--- WHAT YOU HAVE TO DO ---
Each line below must be set down exactly; omit any image you find.

--- SUPPLIED INFORMATION ---
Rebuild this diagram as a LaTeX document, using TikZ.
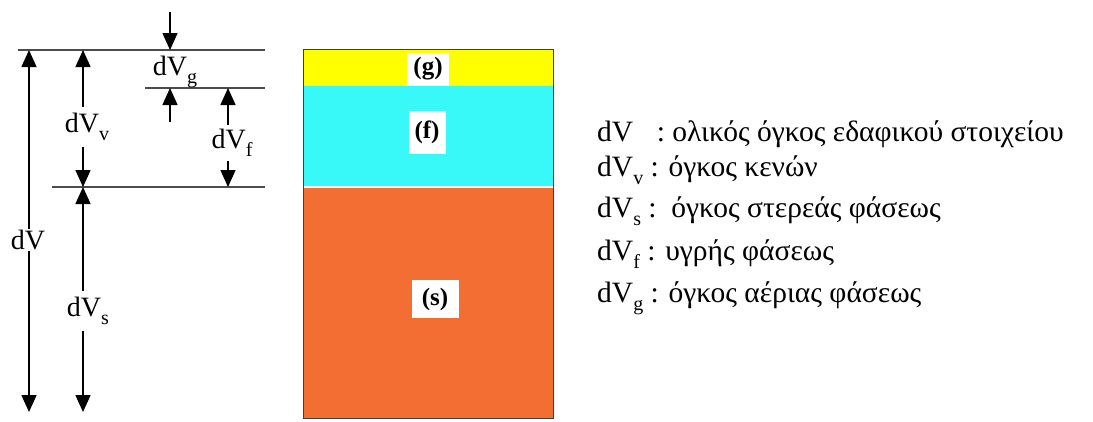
\documentclass[tikz,border=0pt]{standalone}
\usepackage{fontspec}
\setmainfont{Liberation Serif}
\usetikzlibrary{arrows.meta}
\newcommand\lowsub[1]{\raisebox{-0.6ex}{\fontsize{20}{20}\selectfont #1}}
\tikzset{
  tip/.tip={Triangle[width=15pt,length=17pt]},
  dimline/.style={line width=1.5pt, tip-tip},
  oneway/.style={line width=1.5pt, -tip},
  guide/.style={line width=1.3pt, draw=black!70},
  lab/.style={fill=white, inner sep=1pt, font=\fontsize{28}{30}\selectfont},
  phase/.style={draw=black!75, line width=0.8pt},
  tag/.style={fill=white, inner sep=0pt, font=\bfseries\fontsize{25}{26}\selectfont},
  legend/.style={anchor=base west, inner sep=0pt, font=\fontsize{29.5}{31}\selectfont}
}
\definecolor{gasc}{HTML}{FFFF00}
\definecolor{fluidc}{HTML}{38F8F8}
\definecolor{solidc}{HTML}{F26E32}
\begin{document}
\begin{tikzpicture}[x=1pt,y=-1pt]
\useasboundingbox (0,0) rectangle (1093,421);

% level lines of the three phases
\coordinate (t0) at (18,50);   \coordinate (t1) at (265,50);
\coordinate (m0) at (145,88);  \coordinate (m1) at (265,88);
\coordinate (b0) at (52,187);  \coordinate (b1) at (265,187);
\draw[guide] (t0) -- (t1);
\draw[guide] (m0) -- (m1);
\draw[guide] (b0) -- (b1);

% soil element
\fill[gasc]   (303,49) rectangle (553,86);
\fill[fluidc] (303,86) rectangle (553,186);
\fill[solidc] (303,188) rectangle (553,418);
\draw[phase] (303,49) rectangle (553,418);
\draw[white, line width=1.2pt] (303.5,187) -- (552.5,187);

\node[tag, minimum width=42pt, minimum height=33pt] (g) at (428,69) {(g)};
\node[tag, minimum width=37pt, minimum height=43pt] (f) at (427,132) {(f)};
\node[tag, minimum width=47pt, minimum height=38pt] (s) at (435,299) {(s)};

% dimension arrows
\coordinate (dVtop) at (29,50);  \coordinate (dVbot) at (29,412);
\coordinate (vtop) at (83,50);   \coordinate (vbot) at (83,187);
\coordinate (sbot) at (83,412);
\coordinate (ftop) at (228,88);  \coordinate (fbot) at (228,187);
\coordinate (gin) at (170,12);   \coordinate (gtop) at (170,50);
\coordinate (gout) at (170,122); \coordinate (gbot) at (170,88);

\draw[dimline] (dVtop) -- (dVbot);
\draw[dimline] (vtop) -- (vbot);
\draw[dimline] (vbot) -- (sbot);
\draw[dimline] (ftop) -- (fbot);
\draw[oneway] (gin) -- (gtop);
\draw[oneway] (gout) -- (gbot);

\node[lab] (ldV) at (28,240) {dV};
\node[lab, inner ysep=6pt] (ldVv) at (87,127) {dV\lowsub{v}};
\node[lab, inner ysep=6pt] (ldVs) at (88,311) {dV\lowsub{s}};
\node[lab, inner ysep=4pt] (ldVf) at (232,143) {dV\lowsub{f}};
\node[lab, fill=none] (ldVg) at (175,72) {dV\lowsub{g}};

% legend
\node[legend] (k1) at (597,141) {dV\hspace{0.8em}: ολικός όγκος εδαφικού στοιχείου};
\node[legend] (k2) at (597,176) {dV\lowsub{v} : όγκος κενών};
\node[legend] (k3) at (597,217) {dV\lowsub{s} :\ \ όγκος στερεάς φάσεως};
\node[legend] (k4) at (597,260) {dV\lowsub{f} : υγρής φάσεως};
\node[legend] (k5) at (597,302) {dV\lowsub{g} : όγκος αέριας φάσεως};
\end{tikzpicture}
\end{document}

--- REPLY TO THE EXERCISE ---
Rebuild this diagram as a LaTeX document, using TikZ.
\documentclass[tikz,border=0pt]{standalone}
\usepackage{fontspec}
\setmainfont{Liberation Serif}
\usetikzlibrary{arrows.meta}
\newcommand\lowsub[1]{\raisebox{-0.6ex}{\fontsize{20}{20}\selectfont #1}}
\tikzset{
  tip/.tip={Triangle[width=15pt,length=17pt]},
  dimline/.style={line width=1.5pt, tip-tip},
  oneway/.style={line width=1.5pt, -tip},
  guide/.style={line width=1.3pt, draw=black!70},
  lab/.style={fill=white, inner sep=1pt, font=\fontsize{28}{30}\selectfont},
  phase/.style={draw=black!75, line width=0.8pt},
  tag/.style={fill=white, inner sep=0pt, font=\bfseries\fontsize{25}{26}\selectfont},
  legend/.style={anchor=base west, inner sep=0pt, font=\fontsize{29.5}{31}\selectfont}
}
\definecolor{gasc}{HTML}{FFFF00}
\definecolor{fluidc}{HTML}{38F8F8}
\definecolor{solidc}{HTML}{F26E32}
\begin{document}
\begin{tikzpicture}[x=1pt,y=-1pt]
\useasboundingbox (0,0) rectangle (1093,421);

% level lines of the three phases
\coordinate (t0) at (18,50);   \coordinate (t1) at (265,50);
\coordinate (m0) at (145,88);  \coordinate (m1) at (265,88);
\coordinate (b0) at (52,187);  \coordinate (b1) at (265,187);
\draw[guide] (t0) -- (t1);
\draw[guide] (m0) -- (m1);
\draw[guide] (b0) -- (b1);

% soil element
\fill[gasc]   (303,49) rectangle (553,86);
\fill[fluidc] (303,86) rectangle (553,186);
\fill[solidc] (303,188) rectangle (553,418);
\draw[phase] (303,49) rectangle (553,418);
\draw[white, line width=1.2pt] (303.5,187) -- (552.5,187);

\node[tag, minimum width=42pt, minimum height=33pt] (g) at (428,69) {(g)};
\node[tag, minimum width=37pt, minimum height=43pt] (f) at (427,132) {(f)};
\node[tag, minimum width=47pt, minimum height=38pt] (s) at (435,299) {(s)};

% dimension arrows
\coordinate (dVtop) at (29,50);  \coordinate (dVbot) at (29,412);
\coordinate (vtop) at (83,50);   \coordinate (vbot) at (83,187);
\coordinate (sbot) at (83,412);
\coordinate (ftop) at (228,88);  \coordinate (fbot) at (228,187);
\coordinate (gin) at (170,12);   \coordinate (gtop) at (170,50);
\coordinate (gout) at (170,122); \coordinate (gbot) at (170,88);

\draw[dimline] (dVtop) -- (dVbot);
\draw[dimline] (vtop) -- (vbot);
\draw[dimline] (vbot) -- (sbot);
\draw[dimline] (ftop) -- (fbot);
\draw[oneway] (gin) -- (gtop);
\draw[oneway] (gout) -- (gbot);

\node[lab] (ldV) at (28,240) {dV};
\node[lab, inner ysep=6pt] (ldVv) at (87,127) {dV\lowsub{v}};
\node[lab, inner ysep=6pt] (ldVs) at (88,311) {dV\lowsub{s}};
\node[lab, inner ysep=4pt] (ldVf) at (232,143) {dV\lowsub{f}};
\node[lab, fill=none] (ldVg) at (175,72) {dV\lowsub{g}};

% legend
\node[legend] (k1) at (597,141) {dV\hspace{0.8em}: ολικός όγκος εδαφικού στοιχείου};
\node[legend] (k2) at (597,176) {dV\lowsub{v} : όγκος κενών};
\node[legend] (k3) at (597,217) {dV\lowsub{s} :\ \ όγκος στερεάς φάσεως};
\node[legend] (k4) at (597,260) {dV\lowsub{f} : υγρής φάσεως};
\node[legend] (k5) at (597,302) {dV\lowsub{g} : όγκος αέριας φάσεως};
\end{tikzpicture}
\end{document}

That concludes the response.